====== DATA SHOWN ======

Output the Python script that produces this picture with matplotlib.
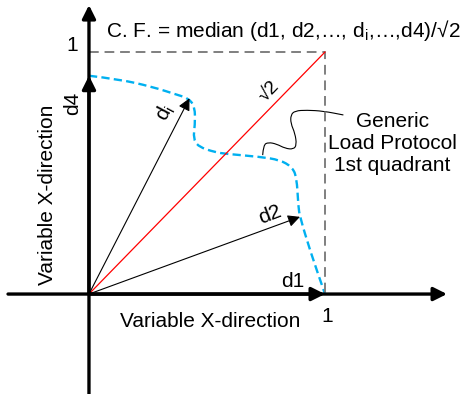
import matplotlib
matplotlib.use("Agg")
import matplotlib.pyplot as plt
from matplotlib.path import Path
from matplotlib.patches import PathPatch

plt.rcParams["font.family"] = ["Liberation Sans", "DejaVu Sans"]

# generic load protocol path in the first quadrant (normalised displacements)
proto_x = [0.0, 0.124, 0.266, 0.378, 0.421, 0.449, 0.449, 0.442, 0.463,
           0.534, 0.583, 0.725, 0.809, 0.859, 0.880, 0.887, 0.894, 0.936,
           1.0]
proto_y = [0.902, 0.888, 0.857, 0.822, 0.809, 0.774, 0.698, 0.643, 0.609,
           0.586, 0.579, 0.567, 0.554, 0.526, 0.485, 0.361, 0.319, 0.182,
           0.0]

# displacement vectors drawn from the origin
d_names = ["d1", "d2", "di", "d4"]
d_tips = [(1.0, 0.0), (0.894, 0.319), (0.426, 0.809), (0.0, 0.902)]

# wavy leader from the protocol curve to its label
lead_x = [0.736, 0.739, 0.760, 0.795, 0.831, 0.866, 0.880, 0.873, 0.855,
          0.855, 0.873, 0.922, 0.993, 1.078]
lead_y = [0.574, 0.616, 0.627, 0.620, 0.602, 0.598, 0.616, 0.664, 0.705,
          0.740, 0.757, 0.760, 0.756, 0.740]


def smooth_path(xs, ys):
    """Quadratic spline through midpoints, corners at the ends."""
    pts = list(zip(xs, ys))
    verts, codes = [pts[0]], [Path.MOVETO]
    for i in range(1, len(pts) - 1):
        mid = ((pts[i][0] + pts[i + 1][0]) / 2, (pts[i][1] + pts[i + 1][1]) / 2)
        verts += [pts[i], mid]
        codes += [Path.CURVE3, Path.CURVE3]
    verts.append(pts[-1])
    codes.append(Path.LINETO)
    return Path(verts, codes)


fig = plt.figure(figsize=(4.68, 3.94), dpi=100)
ax = fig.add_axes([0, 0, 1, 1])
ax.set_xlim(-0.377, 1.606)
ax.set_ylim(-0.413, 1.215)
ax.axis("off")

# main axes with arrowheads
axis_kw = dict(arrowstyle="-|>", lw=2.4, color="black",
               mutation_scale=20, shrinkA=0, shrinkB=0)
ax.annotate("", xy=(1.517, 0), xytext=(-0.343, 0), arrowprops=axis_kw)
ax.annotate("", xy=(0, 1.194), xytext=(0, -0.413), arrowprops=axis_kw)

# unit square boundary and diagonal
ax.plot([0, 1, 1], [1, 1, 0], color="#7f7f7f", lw=1.4, ls=(0, (5, 3)))
ax.plot([0, 1], [0, 1], color="#ff0000", lw=0.9)

ax.add_patch(PathPatch(smooth_path(proto_x, proto_y), fill=False,
                       edgecolor="#00b0f0", lw=1.7, ls=(0, (3.5, 1.8))))

# d1 and d4 lie on the axes (thick), d2 and di are thin arrows
for name, tip in zip(d_names, d_tips):
    if name in ("d1", "d4"):
        kw = dict(arrowstyle="-|>", lw=2.4, color="black",
                  mutation_scale=20, shrinkA=0, shrinkB=0)
    else:
        kw = dict(arrowstyle="-|>", lw=0.8, color="black",
                  mutation_scale=18, shrinkA=0, shrinkB=0)
    ax.annotate("", xy=tip, xytext=(0, 0), arrowprops=kw)

ax.add_patch(PathPatch(smooth_path(lead_x, lead_y), fill=False,
                       edgecolor="black", lw=0.8))

fs = 15
ax.text(-0.068, 0.789, "d4", rotation=90, fontsize=fs, ha="center", va="center")
ax.text(0.322, 0.748, r"d$_\mathregular{i}$", rotation=62, fontsize=fs,
        ha="center", va="center")
ax.text(0.767, 0.326, "d2", rotation=21, fontsize=fs, ha="center", va="center")
ax.text(0.864, 0.050, "d1", fontsize=fs, ha="center", va="center")
ax.text(0.767, 0.835, "√2", rotation=46, fontsize=fs - 1, ha="center",
        va="center")
ax.text(-0.072, 1.029, "1", fontsize=fs, ha="center", va="center")
ax.text(1.008, -0.091, "1", fontsize=fs, ha="center", va="center")
ax.text(0.513, -0.112, "Variable X-direction", fontsize=fs, ha="center",
        va="center")
ax.text(-0.174, 0.409, "Variable X-direction", rotation=90, fontsize=fs,
        ha="center", va="center")
ax.text(0.822, 1.087,
        r"C. F. = median (d1, d2,…, d$_\mathregular{i}$,…,d4)/√2",
        fontsize=fs, ha="center", va="center")
ax.text(1.284, 0.622, "Generic\nLoad Protocol\n1st quadrant", fontsize=fs,
        ha="center", va="center", linespacing=1.22)

fig.savefig("out.png", dpi=100)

======

WHAT YOU NEED TO DO:
Copy each line in full and exactly, omitting any picture.

FINISHED EXERCISE:
Output the Python script that produces this picture with matplotlib.
import matplotlib
matplotlib.use("Agg")
import matplotlib.pyplot as plt
from matplotlib.path import Path
from matplotlib.patches import PathPatch

plt.rcParams["font.family"] = ["Liberation Sans", "DejaVu Sans"]

# generic load protocol path in the first quadrant (normalised displacements)
proto_x = [0.0, 0.124, 0.266, 0.378, 0.421, 0.449, 0.449, 0.442, 0.463,
           0.534, 0.583, 0.725, 0.809, 0.859, 0.880, 0.887, 0.894, 0.936,
           1.0]
proto_y = [0.902, 0.888, 0.857, 0.822, 0.809, 0.774, 0.698, 0.643, 0.609,
           0.586, 0.579, 0.567, 0.554, 0.526, 0.485, 0.361, 0.319, 0.182,
           0.0]

# displacement vectors drawn from the origin
d_names = ["d1", "d2", "di", "d4"]
d_tips = [(1.0, 0.0), (0.894, 0.319), (0.426, 0.809), (0.0, 0.902)]

# wavy leader from the protocol curve to its label
lead_x = [0.736, 0.739, 0.760, 0.795, 0.831, 0.866, 0.880, 0.873, 0.855,
          0.855, 0.873, 0.922, 0.993, 1.078]
lead_y = [0.574, 0.616, 0.627, 0.620, 0.602, 0.598, 0.616, 0.664, 0.705,
          0.740, 0.757, 0.760, 0.756, 0.740]


def smooth_path(xs, ys):
    """Quadratic spline through midpoints, corners at the ends."""
    pts = list(zip(xs, ys))
    verts, codes = [pts[0]], [Path.MOVETO]
    for i in range(1, len(pts) - 1):
        mid = ((pts[i][0] + pts[i + 1][0]) / 2, (pts[i][1] + pts[i + 1][1]) / 2)
        verts += [pts[i], mid]
        codes += [Path.CURVE3, Path.CURVE3]
    verts.append(pts[-1])
    codes.append(Path.LINETO)
    return Path(verts, codes)


fig = plt.figure(figsize=(4.68, 3.94), dpi=100)
ax = fig.add_axes([0, 0, 1, 1])
ax.set_xlim(-0.377, 1.606)
ax.set_ylim(-0.413, 1.215)
ax.axis("off")

# main axes with arrowheads
axis_kw = dict(arrowstyle="-|>", lw=2.4, color="black",
               mutation_scale=20, shrinkA=0, shrinkB=0)
ax.annotate("", xy=(1.517, 0), xytext=(-0.343, 0), arrowprops=axis_kw)
ax.annotate("", xy=(0, 1.194), xytext=(0, -0.413), arrowprops=axis_kw)

# unit square boundary and diagonal
ax.plot([0, 1, 1], [1, 1, 0], color="#7f7f7f", lw=1.4, ls=(0, (5, 3)))
ax.plot([0, 1], [0, 1], color="#ff0000", lw=0.9)

ax.add_patch(PathPatch(smooth_path(proto_x, proto_y), fill=False,
                       edgecolor="#00b0f0", lw=1.7, ls=(0, (3.5, 1.8))))

# d1 and d4 lie on the axes (thick), d2 and di are thin arrows
for name, tip in zip(d_names, d_tips):
    if name in ("d1", "d4"):
        kw = dict(arrowstyle="-|>", lw=2.4, color="black",
                  mutation_scale=20, shrinkA=0, shrinkB=0)
    else:
        kw = dict(arrowstyle="-|>", lw=0.8, color="black",
                  mutation_scale=18, shrinkA=0, shrinkB=0)
    ax.annotate("", xy=tip, xytext=(0, 0), arrowprops=kw)

ax.add_patch(PathPatch(smooth_path(lead_x, lead_y), fill=False,
                       edgecolor="black", lw=0.8))

fs = 15
ax.text(-0.068, 0.789, "d4", rotation=90, fontsize=fs, ha="center", va="center")
ax.text(0.322, 0.748, r"d$_\mathregular{i}$", rotation=62, fontsize=fs,
        ha="center", va="center")
ax.text(0.767, 0.326, "d2", rotation=21, fontsize=fs, ha="center", va="center")
ax.text(0.864, 0.050, "d1", fontsize=fs, ha="center", va="center")
ax.text(0.767, 0.835, "√2", rotation=46, fontsize=fs - 1, ha="center",
        va="center")
ax.text(-0.072, 1.029, "1", fontsize=fs, ha="center", va="center")
ax.text(1.008, -0.091, "1", fontsize=fs, ha="center", va="center")
ax.text(0.513, -0.112, "Variable X-direction", fontsize=fs, ha="center",
        va="center")
ax.text(-0.174, 0.409, "Variable X-direction", rotation=90, fontsize=fs,
        ha="center", va="center")
ax.text(0.822, 1.087,
        r"C. F. = median (d1, d2,…, d$_\mathregular{i}$,…,d4)/√2",
        fontsize=fs, ha="center", va="center")
ax.text(1.284, 0.622, "Generic\nLoad Protocol\n1st quadrant", fontsize=fs,
        ha="center", va="center", linespacing=1.22)

fig.savefig("out.png", dpi=100)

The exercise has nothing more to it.